Geçmiş gün; adam sanırım bir aya yakın bir mühlet söyledi. Feyzullah Çınar rahmetliye de gittiğini, onun da bunu kabul ettiğini söyledi. Kısacası razı olup gitmek istediğimi söyledim, adam gitti. Zaman geldi, söz konusu konser için Zonguldak'ta buluştuk. Kul Ahmet, Maksudi, Mahzuni, Şah Turna, Nurettin Dadaloğlu gibi isimler vardık. Muhteşem bir gece yaptık.

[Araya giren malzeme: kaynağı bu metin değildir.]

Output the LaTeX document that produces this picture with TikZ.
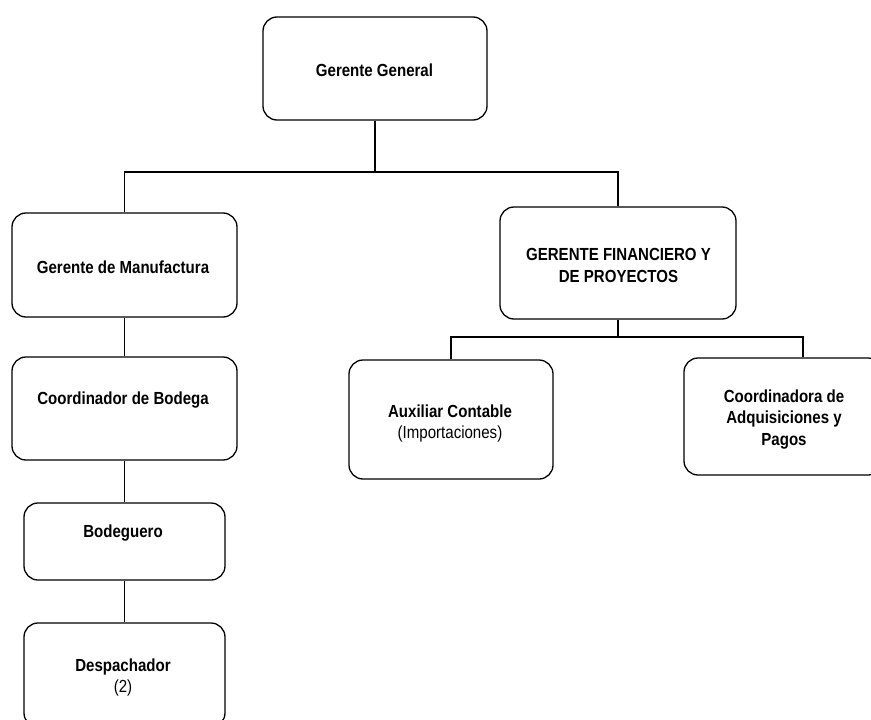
\documentclass[tikz,border=0pt]{standalone}
\usepackage{fontspec}
\setmainfont{Liberation Sans}[FakeStretch=0.86]
\begin{document}
\begin{tikzpicture}[x=1pt,y=-1pt,
  box/.style={draw=black, line width=1.3pt, rounded corners=14pt, inner sep=0pt},
  lbl/.style={font=\fontsize{17.5}{21.5}\selectfont\bfseries, anchor=base, align=center, inner sep=0pt},
  sub/.style={font=\fontsize{17.5}{21.5}\selectfont, anchor=base, inner sep=0pt},
  conn/.style={draw=black, line width=1.3pt}]
\useasboundingbox (0,0) rectangle (871,720);
% boxes
\node[box, minimum width=224pt, minimum height=103pt] (gg) at (375,68.5) {};
\node[box, minimum width=225pt, minimum height=104pt] (gm) at (124.5,265) {};
\node[box, minimum width=236pt, minimum height=112pt] (gf) at (618,263) {};
\node[box, minimum width=225pt, minimum height=103pt] (cb) at (124.5,408.5) {};
\node[box, minimum width=201pt, minimum height=77pt] (bo) at (124.5,541.5) {};
\node[box, minimum width=201pt, minimum height=104pt] (de) at (124.5,675) {};
\node[box, minimum width=204pt, minimum height=119pt] (ax) at (451,419.5) {};
\node[box, minimum width=198pt, minimum height=117pt] (ca) at (783,416.5) {};
% texts (base anchor = baseline of the last line)
\node[lbl] (tgg) at (374.5,76) {Gerente General};
\node[lbl] (tgm) at (123,273) {Gerente de Manufactura};
\node[lbl] (tgf) at (618.5,282) {GERENTE FINANCIERO Y\\DE PROYECTOS};
\node[lbl] (tcb) at (123,404) {Coordinador de Bodega};
\node[lbl] (tbo) at (123,537) {Bodeguero};
\node[lbl] (tde) at (123,671) {Despachador};
\node[sub] (tde2) at (123,692) {(2)};
\node[lbl] (tax) at (450,417) {Auxiliar Contable};
\node[sub] (tax2) at (450,438) {(Importaciones)};
\node[lbl] (tca) at (784,445) {Coordinadora de\\Adquisiciones y\\Pagos};
% connectors
\coordinate (bus1) at (375,172);
\coordinate (bus2) at (618,337);
\coordinate (xr) at (803,337);
\path[conn] (gg.south) -- (bus1);
\path[conn] (gm.north) |- (bus1);
\path[conn] (gf.north) |- (bus1);
\path[conn] (gf.south) -- (bus2);
\path[conn] (ax.north) |- (bus2);
\path[conn] (bus2) -- (xr) -- (ca.north -| xr);
\path[conn] (gm.south) -- (cb.north);
\path[conn] (cb.south) -- (bo.north);
\path[conn] (bo.south) -- (de.north);
\end{tikzpicture}
\end{document}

Akşama kalacağımız otele dönmeye hazırlanmıştık ki, kuliste Veysel Baba'ya sordum.

- Baba erenler organizatör arkadaş, hangi kardeşinizin çocuğu? Veysel amca o babacan kaşlarını çattı. "Anlamadım" dedi. Ben sorumu tekrarladım. Baba bütün bütün şaştı. "Yahu" dedi, "Arkadaş, senin teyzenin oğlu değil mi?" Güldüm. Baba dalga mı geçiyorsun? diyecektim...

Veysel Amca: "Bir ay kadar önce bu arkadaş bana geldi, senin ameliyat olman gerektiğini, paranın olmadığını, benim yardım etmemi söyledi. Ben de kabul ettim. Şimdi bu adam senin teyzenin oğlu değil mi? Şaşırma sırası bana gelmişti.

Hemen adamı bulmak, getirip yüzleşmek için seyircisi dağılmış sahneye koştum. Meşhur organizatör paraları vurup çoktan Ankara yolunu tutmuştu, koştum. Meğer diğer sanatçıların hepsini Veysel Baba'nın ve benim hastalığım adına toplamış. Hiçbirimiz bunun farkına varamamıştık. Üstelik hiçbirimizin cebinde on lira kalmamıştı. Hepimiz konser parasına güvenerek gelmiştik. Organizatör Ali ortalarda yoktu.

Geri sahneye döndüm. Veysel Baba'yı da alıp otele götürmüşler. Baba da, belki Ali otele dönmüştür diye, beni beklemeden kaldığımız otele gitmiş. Köşe bucak aradık, Ali yok yok. Ben de bir arabayla, bir sevenimle otele döndüm.

Veysel Baba, otele girmemiş merdivenin ayağında oturuyor. Selam verdim. Baba elimden tutup, "Hele otur şuraya" dedi. Ne yapacağımızı söyledim. Baba yavaşça gülerek eğildi kulağıma:

"Ne yapacağımız kaldı mı? Seni şey eden Ali, beni de etti" dedi.


Yıllar geçti, rahmetlinin o esprisine güler dururum.

1 yorum:

  1. Maalesef insanların insanlık duygularını kötüye kullanan kişiler her zaman oluyor. Benzeri olaylarla o kadar karşılaştık ki elimizden "Allah belasını versin." diyerek beddua etmekten başka bir şey gelmiyor.